Biogen Idec released much anticipated results from a study of a potential Alzheimer’s disease treatment on Friday, showing that it slowed cognitive decline in some patients.

In December, the biotechnology company based in Cambridge, Massachusetts, said the developing drug aducanumab reduced a type of plaque in the brain believed to play a key role in the disease and slowed clinical impairment in patients with a mild form of the disease.

Data from the 166-person study had already prompted the company to accelerate development and make plans to skip directly to a much larger late-stage study.

In the study, patients receiving the largest dose of the drug showed significant improvement over patients receiving a placebo. The drug candidate also met safety goals.

Typically, early-stage studies focus mainly on safety. The late-stage study will be much larger and focus more closely on efficacy and is generally the final phase before a company submits a drug to regulators for approval.

There is no cure for Alzheimer’s disease, the most common form of dementia. About 35 million people worldwide have Alzheimer’s, and current treatments only temporarily ease symptoms. The causes of the disease are still not very well understood and drugmakers have tried – and failed – for years to develop a treatment.

Last summer, biotech drug developer Genentech said its experimental drug failed to slow mental decline in midstage studies on more than 500 people with mild to moderate Alzheimer’s disease.
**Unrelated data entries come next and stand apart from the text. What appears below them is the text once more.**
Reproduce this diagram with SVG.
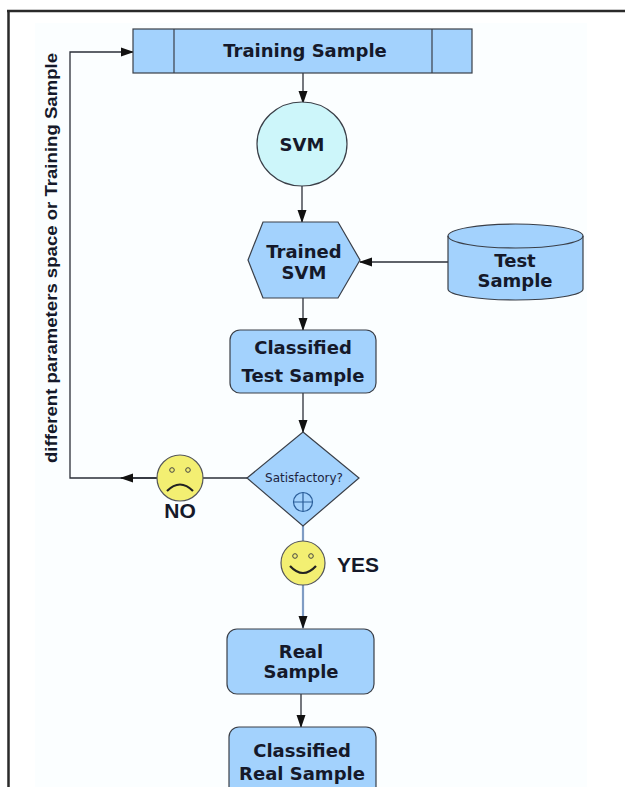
<svg xmlns="http://www.w3.org/2000/svg" width="625" height="787" viewBox="0 0 625 787">
<style>
.box{fill:#a3d2fd;stroke:#3a3f48;stroke-width:1.2}
.lbl{font-family:"DejaVu Sans",Verdana,sans-serif;font-weight:bold;font-size:18px;fill:#15192a;text-anchor:middle}
.ar{font-family:"Liberation Sans",Arial,sans-serif;font-weight:bold;fill:#15192a}
.con{fill:none;stroke:#2b2f38;stroke-width:1.3}
.face{fill:#f3ef72;stroke:#55575a;stroke-width:1.2}
</style>
<defs>
<marker id="ah" markerWidth="13" markerHeight="10" refX="12" refY="5" orient="auto" markerUnits="userSpaceOnUse">
<path d="M0,0.5 L13,5 L0,9.5 Z" fill="#111"/>
</marker>
</defs>
<rect x="0" y="0" width="625" height="787" fill="#ffffff"/>
<rect x="35" y="23" width="552" height="764" fill="#fbfeff"/>
<path d="M7,11 H625 M8.5,11 V787" stroke="#2a2a2a" stroke-width="2.5" fill="none"/>

<g id="connectors">
<line class="con" x1="303" y1="73" x2="303" y2="103" marker-end="url(#ah)"/>
<line class="con" x1="302" y1="186" x2="302" y2="222" marker-end="url(#ah)"/>
<line class="con" x1="448" y1="262" x2="360" y2="262" marker-end="url(#ah)"/>
<line class="con" x1="303" y1="298" x2="303" y2="330" marker-end="url(#ah)"/>
<line class="con" x1="303" y1="393" x2="303" y2="432" marker-end="url(#ah)"/>
<line class="con" x1="247" y1="478" x2="203" y2="478"/>
<path class="con" d="M157,478 H70 V52 H133" marker-end="url(#ah)"/>
<line class="con" x1="157" y1="478" x2="121" y2="478" marker-end="url(#ah)"/>
<line x1="303" y1="526" x2="303" y2="541" stroke="#7f9cc4" stroke-width="2.2"/>
<line x1="303" y1="585" x2="303" y2="628" stroke="#7f9cc4" stroke-width="2.2" marker-end="url(#ah)"/>
<line class="con" x1="301" y1="694" x2="301" y2="727" marker-end="url(#ah)"/>
</g>

<text class="ar" font-size="17" text-anchor="middle" textLength="410" lengthAdjust="spacingAndGlyphs" transform="translate(57,258) rotate(-90)">different parameters space or Training Sample</text>

<g id="training-sample">
<rect class="box" x="133" y="29" width="339" height="44"/>
<line x1="174" y1="29" x2="174" y2="73" stroke="#3a3f48" stroke-width="1.2"/>
<line x1="432" y1="29" x2="432" y2="73" stroke="#3a3f48" stroke-width="1.2"/>
<text class="lbl" x="305" y="57">Training Sample</text>
</g>

<g id="svm">
<ellipse cx="302" cy="144" rx="45" ry="42" fill="#cdf6fa" stroke="#3a3f48" stroke-width="1.2"/>
<text class="lbl" x="302" y="151">SVM</text>
</g>

<g id="trained-svm">
<polygon class="box" points="248,260 263,222 338,222 360,260 338,298 263,298"/>
<text class="lbl" x="304" y="258">Trained</text>
<text class="lbl" x="304" y="279">SVM</text>
</g>

<g id="test-sample">
<path class="box" d="M448,236 V289 A67.5,11 0 0 0 583,289 V236 A67.5,12 0 0 0 448,236 Z"/>
<path d="M448,236 A67.5,12 0 0 0 583,236" fill="none" stroke="#3a3f48" stroke-width="1.2"/>
<text class="lbl" x="515" y="267">Test</text>
<text class="lbl" x="515" y="287">Sample</text>
</g>

<g id="classified-test-sample">
<rect class="box" x="230" y="330" width="146" height="63" rx="10"/>
<text class="lbl" x="303" y="354">Classified</text>
<text class="lbl" x="303" y="382">Test Sample</text>
</g>

<g id="satisfactory">
<polygon class="box" points="303,432 359,478 303,526 247,478"/>
<text x="304" y="482" font-family="DejaVu Sans,Verdana,sans-serif" font-size="12" fill="#1d2440" text-anchor="middle">Satisfactory?</text>
<circle cx="303" cy="502" r="9.5" fill="none" stroke="#2b5e9a" stroke-width="1.2"/>
<path d="M293.5,502 H312.5 M303,492.5 V511.5" stroke="#2b5e9a" stroke-width="1.2"/>
</g>

<g id="no">
<circle class="face" cx="180" cy="478" r="23"/>
<circle cx="172" cy="470" r="2.3" fill="none" stroke="#444" stroke-width="1"/>
<circle cx="188" cy="470" r="2.3" fill="none" stroke="#444" stroke-width="1"/>
<path d="M167,491 Q180,478 193,491" fill="none" stroke="#222" stroke-width="2.2"/>
<text class="ar" x="180" y="518" font-size="21" text-anchor="middle">NO</text>
</g>

<g id="yes">
<circle class="face" cx="303" cy="563" r="22"/>
<circle cx="295" cy="556" r="2.3" fill="none" stroke="#444" stroke-width="1"/>
<circle cx="311" cy="556" r="2.3" fill="none" stroke="#444" stroke-width="1"/>
<path d="M290,566 Q303,580 316,566" fill="none" stroke="#222" stroke-width="2.2"/>
<text class="ar" x="337" y="572" font-size="21">YES</text>
</g>

<g id="real-sample">
<rect class="box" x="227" y="629" width="147" height="65" rx="10"/>
<text class="lbl" x="301" y="658">Real</text>
<text class="lbl" x="301" y="678">Sample</text>
</g>

<g id="classified-real-sample">
<rect class="box" x="229" y="727" width="147" height="75" rx="10"/>
<text class="lbl" x="302" y="757">Classified</text>
<text class="lbl" x="302" y="780">Real Sample</text>
</g>
</svg>
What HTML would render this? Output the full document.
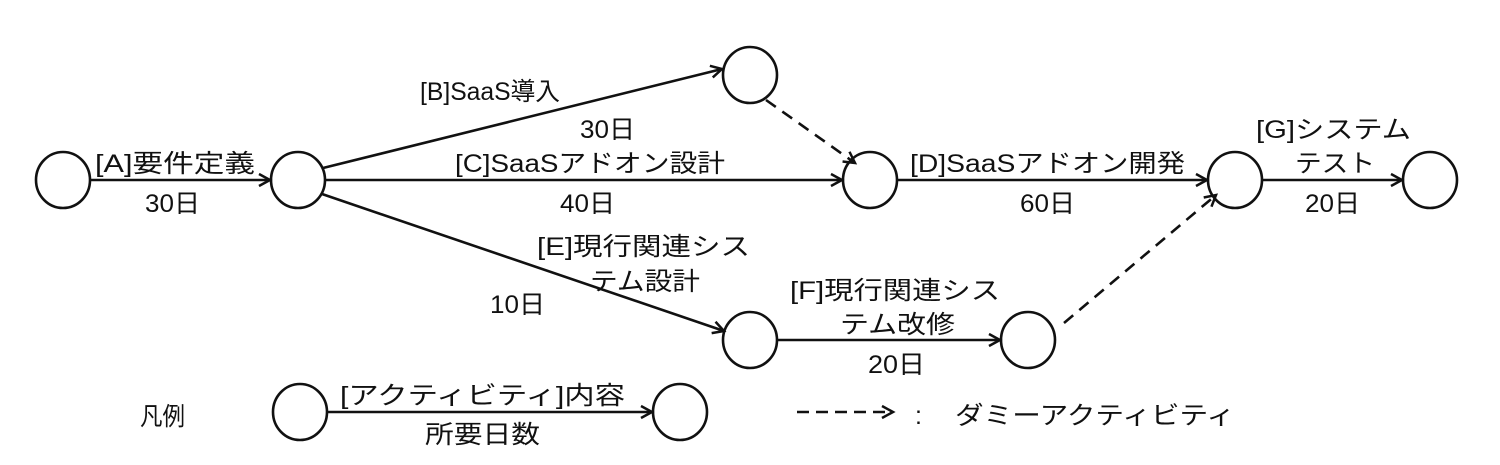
<!DOCTYPE html>
<html><head><meta charset="utf-8"><style>
html,body{margin:0;padding:0;background:#fff;}
svg{display:block;}
text{font-family:"Liberation Sans","Noto Sans CJK JP",sans-serif;font-size:25px;fill:#111;}
</style></head><body>
<svg width="1500" height="465" viewBox="0 0 1500 465" xmlns="http://www.w3.org/2000/svg">
<defs>
<marker id="ah" markerWidth="16" markerHeight="16" refX="13" refY="8" orient="auto" markerUnits="userSpaceOnUse">
<path d="M2,2 L13,8 L2,14" fill="none" stroke="#111" stroke-width="2.5"/>
</marker>
</defs>
<g fill="none" stroke="#111" stroke-width="2.6">
<ellipse cx="63" cy="180" rx="27" ry="28"/>
<ellipse cx="298" cy="180" rx="27" ry="28"/>
<ellipse cx="750" cy="75" rx="27" ry="28"/>
<ellipse cx="870" cy="180" rx="27" ry="28"/>
<ellipse cx="1235" cy="180" rx="27" ry="28"/>
<ellipse cx="1430" cy="180" rx="27" ry="28"/>
<ellipse cx="750" cy="340" rx="27" ry="28"/>
<ellipse cx="1028" cy="340" rx="27" ry="28"/>
<ellipse cx="300" cy="412" rx="27" ry="28"/>
<ellipse cx="680" cy="412" rx="27" ry="28"/>
</g>
<g stroke="#111" stroke-width="2.6" fill="none" marker-end="url(#ah)">
<line x1="90" y1="180" x2="270" y2="180"/>
<line x1="323" y1="168" x2="722" y2="69"/>
<line x1="325" y1="180" x2="842" y2="180"/>
<line x1="897" y1="180" x2="1207" y2="180"/>
<line x1="1262" y1="180" x2="1402" y2="180"/>
<line x1="322" y1="194" x2="724" y2="331"/>
<line x1="777" y1="340" x2="1000" y2="340"/>
<line x1="327" y1="412" x2="652" y2="412"/>
<line x1="766" y1="100" x2="855" y2="163" stroke-dasharray="12,8"/>
<line x1="1064" y1="323" x2="1216" y2="195" stroke-dasharray="12,8"/>
<line x1="797" y1="412" x2="893" y2="412" stroke-dasharray="12,7"/>
</g>
<text x="95" y="172" textLength="160" lengthAdjust="spacingAndGlyphs">[A]要件定義</text>
<text x="145" y="212" textLength="55" lengthAdjust="spacingAndGlyphs">30日</text>
<text x="420" y="100" textLength="140" lengthAdjust="spacingAndGlyphs">[B]SaaS導入</text>
<text x="580" y="138" textLength="55" lengthAdjust="spacingAndGlyphs">30日</text>
<text x="455" y="172" textLength="270" lengthAdjust="spacingAndGlyphs">[C]SaaSアドオン設計</text>
<text x="560" y="212" textLength="55" lengthAdjust="spacingAndGlyphs">40日</text>
<text x="537" y="255" textLength="213" lengthAdjust="spacingAndGlyphs">[E]現行関連シス</text>
<text x="590" y="290" textLength="110" lengthAdjust="spacingAndGlyphs">テム設計</text>
<text x="490" y="313" textLength="55" lengthAdjust="spacingAndGlyphs">10日</text>
<text x="910" y="172" textLength="275" lengthAdjust="spacingAndGlyphs">[D]SaaSアドオン開発</text>
<text x="1020" y="212" textLength="55" lengthAdjust="spacingAndGlyphs">60日</text>
<text x="1256" y="138" textLength="155" lengthAdjust="spacingAndGlyphs">[G]システム</text>
<text x="1295" y="172" textLength="80" lengthAdjust="spacingAndGlyphs">テスト</text>
<text x="1305" y="212" textLength="55" lengthAdjust="spacingAndGlyphs">20日</text>
<text x="790" y="299" textLength="210" lengthAdjust="spacingAndGlyphs">[F]現行関連シス</text>
<text x="840" y="333" textLength="115" lengthAdjust="spacingAndGlyphs">テム改修</text>
<text x="868" y="373" textLength="57" lengthAdjust="spacingAndGlyphs">20日</text>
<text x="140" y="425" textLength="45" lengthAdjust="spacingAndGlyphs">凡例</text>
<text x="340" y="404" textLength="285" lengthAdjust="spacingAndGlyphs">[アクティビティ]内容</text>
<text x="425" y="443" textLength="115" lengthAdjust="spacingAndGlyphs">所要日数</text>
<text x="915" y="424">:</text>
<text x="955" y="424" textLength="280" lengthAdjust="spacingAndGlyphs">ダミーアクティビティ</text>
</svg>
</body></html>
But the treatment showed some promise in patients with a milder form of the disease who received a higher dose.

In 2012 a potential treatment called bapineuzumab developed by Pfizer, Johnson & Johnson and Elan Pharmaceuticals failed.

Biogen was to present the data on aducanumab on Friday at the 12th International Conference on Alzheimer’s and Parkinson’s Diseases and Related Neurological Disorders in Nice, France.